Data excerpt =>
▼▼▼

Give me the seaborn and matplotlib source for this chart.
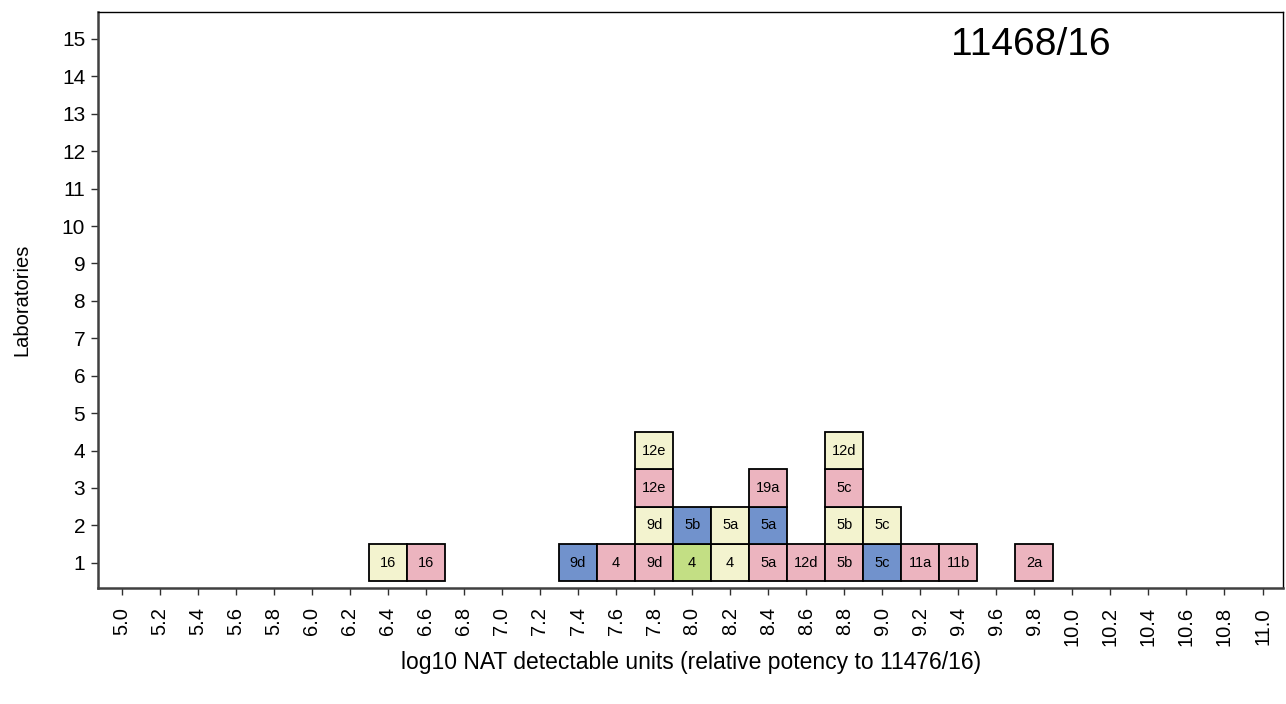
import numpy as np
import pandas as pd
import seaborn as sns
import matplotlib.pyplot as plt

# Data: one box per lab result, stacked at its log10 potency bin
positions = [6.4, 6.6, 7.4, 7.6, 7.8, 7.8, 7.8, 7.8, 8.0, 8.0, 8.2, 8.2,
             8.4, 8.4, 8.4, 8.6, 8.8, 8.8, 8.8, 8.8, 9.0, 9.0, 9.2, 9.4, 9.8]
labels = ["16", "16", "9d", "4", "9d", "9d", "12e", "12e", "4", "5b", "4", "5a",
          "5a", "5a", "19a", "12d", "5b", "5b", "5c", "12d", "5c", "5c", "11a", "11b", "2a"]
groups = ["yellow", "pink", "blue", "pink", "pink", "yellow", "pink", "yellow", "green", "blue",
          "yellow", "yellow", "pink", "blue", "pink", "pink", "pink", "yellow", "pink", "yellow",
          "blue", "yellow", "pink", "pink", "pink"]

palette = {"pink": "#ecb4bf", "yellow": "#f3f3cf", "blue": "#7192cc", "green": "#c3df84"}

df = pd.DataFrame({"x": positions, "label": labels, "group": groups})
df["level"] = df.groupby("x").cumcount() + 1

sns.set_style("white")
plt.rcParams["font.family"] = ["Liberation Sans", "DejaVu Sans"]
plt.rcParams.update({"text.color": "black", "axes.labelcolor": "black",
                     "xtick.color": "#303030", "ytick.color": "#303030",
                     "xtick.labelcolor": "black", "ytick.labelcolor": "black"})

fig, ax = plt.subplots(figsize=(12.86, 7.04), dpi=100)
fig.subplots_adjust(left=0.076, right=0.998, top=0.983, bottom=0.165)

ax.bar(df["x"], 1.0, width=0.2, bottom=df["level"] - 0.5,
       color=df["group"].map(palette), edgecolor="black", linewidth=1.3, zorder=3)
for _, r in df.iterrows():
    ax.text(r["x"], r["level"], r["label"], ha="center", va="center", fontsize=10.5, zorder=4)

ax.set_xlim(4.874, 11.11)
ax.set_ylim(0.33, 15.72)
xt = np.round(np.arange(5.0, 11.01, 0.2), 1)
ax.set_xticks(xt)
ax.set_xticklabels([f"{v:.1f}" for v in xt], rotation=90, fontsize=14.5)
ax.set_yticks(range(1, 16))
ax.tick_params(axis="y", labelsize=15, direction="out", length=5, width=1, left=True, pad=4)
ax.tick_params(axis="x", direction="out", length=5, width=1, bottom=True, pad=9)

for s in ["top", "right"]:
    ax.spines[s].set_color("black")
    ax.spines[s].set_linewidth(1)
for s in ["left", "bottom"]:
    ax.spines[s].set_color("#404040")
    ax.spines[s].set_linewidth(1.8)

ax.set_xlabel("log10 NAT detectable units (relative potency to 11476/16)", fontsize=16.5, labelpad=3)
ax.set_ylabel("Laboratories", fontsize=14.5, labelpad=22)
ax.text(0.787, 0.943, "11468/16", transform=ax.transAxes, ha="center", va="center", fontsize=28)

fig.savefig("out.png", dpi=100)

▲▲▲

Work instructions => Transcribe the whole listing exactly. Pictures stay out of your copy.

Reply =>
Give me the seaborn and matplotlib source for this chart.
import numpy as np
import pandas as pd
import seaborn as sns
import matplotlib.pyplot as plt

# Data: one box per lab result, stacked at its log10 potency bin
positions = [6.4, 6.6, 7.4, 7.6, 7.8, 7.8, 7.8, 7.8, 8.0, 8.0, 8.2, 8.2,
             8.4, 8.4, 8.4, 8.6, 8.8, 8.8, 8.8, 8.8, 9.0, 9.0, 9.2, 9.4, 9.8]
labels = ["16", "16", "9d", "4", "9d", "9d", "12e", "12e", "4", "5b", "4", "5a",
          "5a", "5a", "19a", "12d", "5b", "5b", "5c", "12d", "5c", "5c", "11a", "11b", "2a"]
groups = ["yellow", "pink", "blue", "pink", "pink", "yellow", "pink", "yellow", "green", "blue",
          "yellow", "yellow", "pink", "blue", "pink", "pink", "pink", "yellow", "pink", "yellow",
          "blue", "yellow", "pink", "pink", "pink"]

palette = {"pink": "#ecb4bf", "yellow": "#f3f3cf", "blue": "#7192cc", "green": "#c3df84"}

df = pd.DataFrame({"x": positions, "label": labels, "group": groups})
df["level"] = df.groupby("x").cumcount() + 1

sns.set_style("white")
plt.rcParams["font.family"] = ["Liberation Sans", "DejaVu Sans"]
plt.rcParams.update({"text.color": "black", "axes.labelcolor": "black",
                     "xtick.color": "#303030", "ytick.color": "#303030",
                     "xtick.labelcolor": "black", "ytick.labelcolor": "black"})

fig, ax = plt.subplots(figsize=(12.86, 7.04), dpi=100)
fig.subplots_adjust(left=0.076, right=0.998, top=0.983, bottom=0.165)

ax.bar(df["x"], 1.0, width=0.2, bottom=df["level"] - 0.5,
       color=df["group"].map(palette), edgecolor="black", linewidth=1.3, zorder=3)
for _, r in df.iterrows():
    ax.text(r["x"], r["level"], r["label"], ha="center", va="center", fontsize=10.5, zorder=4)

ax.set_xlim(4.874, 11.11)
ax.set_ylim(0.33, 15.72)
xt = np.round(np.arange(5.0, 11.01, 0.2), 1)
ax.set_xticks(xt)
ax.set_xticklabels([f"{v:.1f}" for v in xt], rotation=90, fontsize=14.5)
ax.set_yticks(range(1, 16))
ax.tick_params(axis="y", labelsize=15, direction="out", length=5, width=1, left=True, pad=4)
ax.tick_params(axis="x", direction="out", length=5, width=1, bottom=True, pad=9)

for s in ["top", "right"]:
    ax.spines[s].set_color("black")
    ax.spines[s].set_linewidth(1)
for s in ["left", "bottom"]:
    ax.spines[s].set_color("#404040")
    ax.spines[s].set_linewidth(1.8)

ax.set_xlabel("log10 NAT detectable units (relative potency to 11476/16)", fontsize=16.5, labelpad=3)
ax.set_ylabel("Laboratories", fontsize=14.5, labelpad=22)
ax.text(0.787, 0.943, "11468/16", transform=ax.transAxes, ha="center", va="center", fontsize=28)

fig.savefig("out.png", dpi=100)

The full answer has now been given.